The same has to be said of Celtic in the aftermath of this fixture. If you don’t take your chances while you are on top, you can have no complaints when you are left empty-handed.

Rangers survived an early storm as Allan McGregor made a series of terrific stops but the keeper was rarely worked thereafter and Celtic only have themselves to blame for not capitalising on their promising spell and seeing off a side that were there to be beaten.

The performance from Rangers certainly wasn’t at the level required or expected, but good teams find a way to win and they did just that.

The record books only show the outcome, not how the result was achieved and the losers, at Hampden and Ibrox, only have themselves to blame.


That particular message has been emphasised repeatedly throughout the course of the season and the mantra won’t change now that the finishing line is in sight.

The biggest danger to Rangers now is complacency. If they think the job is done and don’t approach the remaining 16 fixtures with the focus that they have done during a 22-game unbeaten Premiership run, then they will come unstuck and the momentum could shift.

Rangers should go on and win the title from this position. But a collapse now would the worst of the three under Gerrard’s guidance the Ibrox boss has to guard against any self-inflicted damage to their cause.


There has been a different feeling around this squad since the start of the season and that noticeable drive and determination is now paying off for Gerrard’s side.

For the first time in a long time, they have the ability to grind out wins, like they did against Hibernian, or emerge victorious in adversity, such as coming from behind to beat Motherwell on the back of their Betfred Cup defeat to St Mirren.

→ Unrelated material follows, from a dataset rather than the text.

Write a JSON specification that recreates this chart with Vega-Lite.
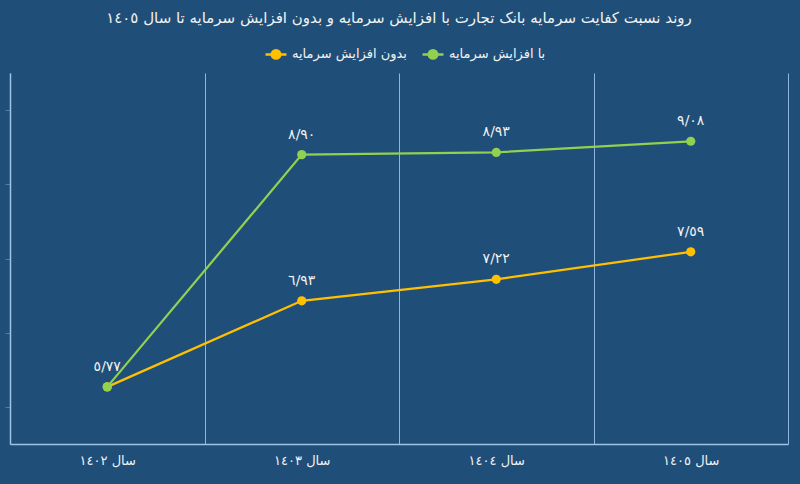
{
  "$schema": "https://vega.github.io/schema/vega-lite/v6.json",
  "width": 778,
  "height": 371,
  "autosize": {"type": "none"},
  "padding": {"left": 10, "top": 73, "right": 12, "bottom": 40},
  "background": "#1F4E79",
  "config": {
    "view": {"stroke": null},
    "font": "DejaVu Sans",
    "text": {"font": "DejaVu Sans"}
  },
  "title": {
    "text": "روند نسبت کفایت سرمایه بانک تجارت با افزایش سرمایه و بدون افزایش سرمایه تا سال ١٤٠٥",
    "color": "#F2F2F2",
    "fontSize": 15,
    "fontWeight": "normal",
    "font": "DejaVu Sans",
    "anchor": "middle",
    "offset": 16
  },
  "data": {
    "values": [
      {"year": "سال ١٤٠٢", "series": "بدون افزایش سرمایه", "value": 5.77, "label": ""},
      {"year": "سال ١٤٠٣", "series": "بدون افزایش سرمایه", "value": 6.93, "label": "٦/٩٣"},
      {"year": "سال ١٤٠٤", "series": "بدون افزایش سرمایه", "value": 7.22, "label": "٧/٢٢"},
      {"year": "سال ١٤٠٥", "series": "بدون افزایش سرمایه", "value": 7.59, "label": "٧/٥٩"},
      {"year": "سال ١٤٠٢", "series": "با افزایش سرمایه", "value": 5.77, "label": "٥/٧٧"},
      {"year": "سال ١٤٠٣", "series": "با افزایش سرمایه", "value": 8.90, "label": "٨/٩٠"},
      {"year": "سال ١٤٠٤", "series": "با افزایش سرمایه", "value": 8.93, "label": "٨/٩٣"},
      {"year": "سال ١٤٠٥", "series": "با افزایش سرمایه", "value": 9.08, "label": "٩/٠٨"}
    ]
  },
  "encoding": {
    "x": {
      "field": "year",
      "type": "nominal",
      "sort": null,
      "scale": {"paddingInner": 0, "paddingOuter": 0},
      "axis": {
        "title": null,
        "labelAngle": 0,
        "labelColor": "#F2F2F2",
        "labelFontSize": 13,
        "labelPadding": 10,
        "ticks": false,
        "domainColor": "#9DC3E6",
        "domainWidth": 1.5,
        "grid": true,
        "tickBand": "extent",
        "gridColor": "#8FB4DD",
        "gridWidth": 1
      }
    },
    "y": {
      "field": "value",
      "type": "quantitative",
      "scale": {"domain": [5, 10], "nice": false, "zero": false},
      "axis": {
        "title": null,
        "labels": false,
        "grid": false,
        "values": [5.5, 6.5, 7.5, 8.5, 9.5],
        "tickColor": "#4F7DAA",
        "tickSize": 5,
        "domainColor": "#9DC3E6",
        "domainWidth": 1.5
      }
    },
    "color": {
      "field": "series",
      "type": "nominal",
      "scale": {
        "domain": ["بدون افزایش سرمایه", "با افزایش سرمایه"],
        "range": ["#FFC000", "#92D050"]
      },
      "legend": {
        "title": null,
        "orient": "none",
        "legendX": 254,
        "legendY": -31,
        "direction": "horizontal",
        "labelColor": "#F2F2F2",
        "labelFontSize": 13,
        "labelFont": "DejaVu Sans",
        "symbolType": "M-1,0H1M0.4,0A0.4,0.4 0 1,1 -0.4,0A0.4,0.4 0 1,1 0.4,0Z",
        "symbolSize": 440,
        "symbolStrokeWidth": 2.5,
        "columnPadding": 10,
        "labelOffset": 4,
        "encode": {
          "symbols": {"update": {"fill": {"scale": "color", "field": "value"}, "fillOpacity": {"value": 1}}}
        }
      }
    }
  },
  "layer": [
    {
      "mark": {"type": "line", "strokeWidth": 2.25}
    },
    {
      "mark": {"type": "point", "filled": true, "size": 85, "opacity": 1}
    },
    {
      "mark": {"type": "text", "dy": -20, "fontSize": 14, "font": "DejaVu Sans"},
      "encoding": {
        "text": {"field": "label"},
        "color": {"value": "#F2F2F2"}
      }
    }
  ]
}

Saturday was further proof of a side that now know how to win in different ways. They might not have been at their best, but teams that clinch titles don’t do it by playing at their highest level week after week.

The mentality of Gerrard’s side has been questioned so often in the last couple of years. Those doubts are now being answered emphatically on a regular basis.


At 38, it is clear that McGregor’s best days are behind him at Ibrox, but Saturday showed that he is still the best keeper in the country by some considerable distance.

His Man of the Match showing – and the sublime save from Leigh Griffiths in particular – highlighted his importance to Rangers once again. On the big stage, McGregor produces big moments and big performances.

Gerrard has been hesitant on the topic of McGregor’s future at Ibrox and his contract will expire at the end of the season. Given his influence on and off the park, it is a no-brainer for Rangers to look to extend that if the keeper wishes.

McGregor may think it is time to go out on a high if he can win the title this term but he still has so much to offer and so many years left in him at the top level.


The first half performance was so out of character for Rangers as they struggled to find their rhythm off the ball and their range with it. As Celtic pressed well, Gerrard’s side just couldn’t get going and had no control over the play for large spells.

Steven Davis and Glen Kamara couldn’t exert their usual levels of influence, while Joe Aribo didn’t get the time on the ball that he needs to operate and it is rare to see Rangers so out of sorts and second best in the midfield battle.

The absences of Scott Arfield and Ryan Jack were noticeable. Without their tenacity in the tackle and relentless running, Rangers really toiled at times.

Davis and Kamara did grow into it as the game went on but Rangers will need to learn to live without two key operators in the middle of the park.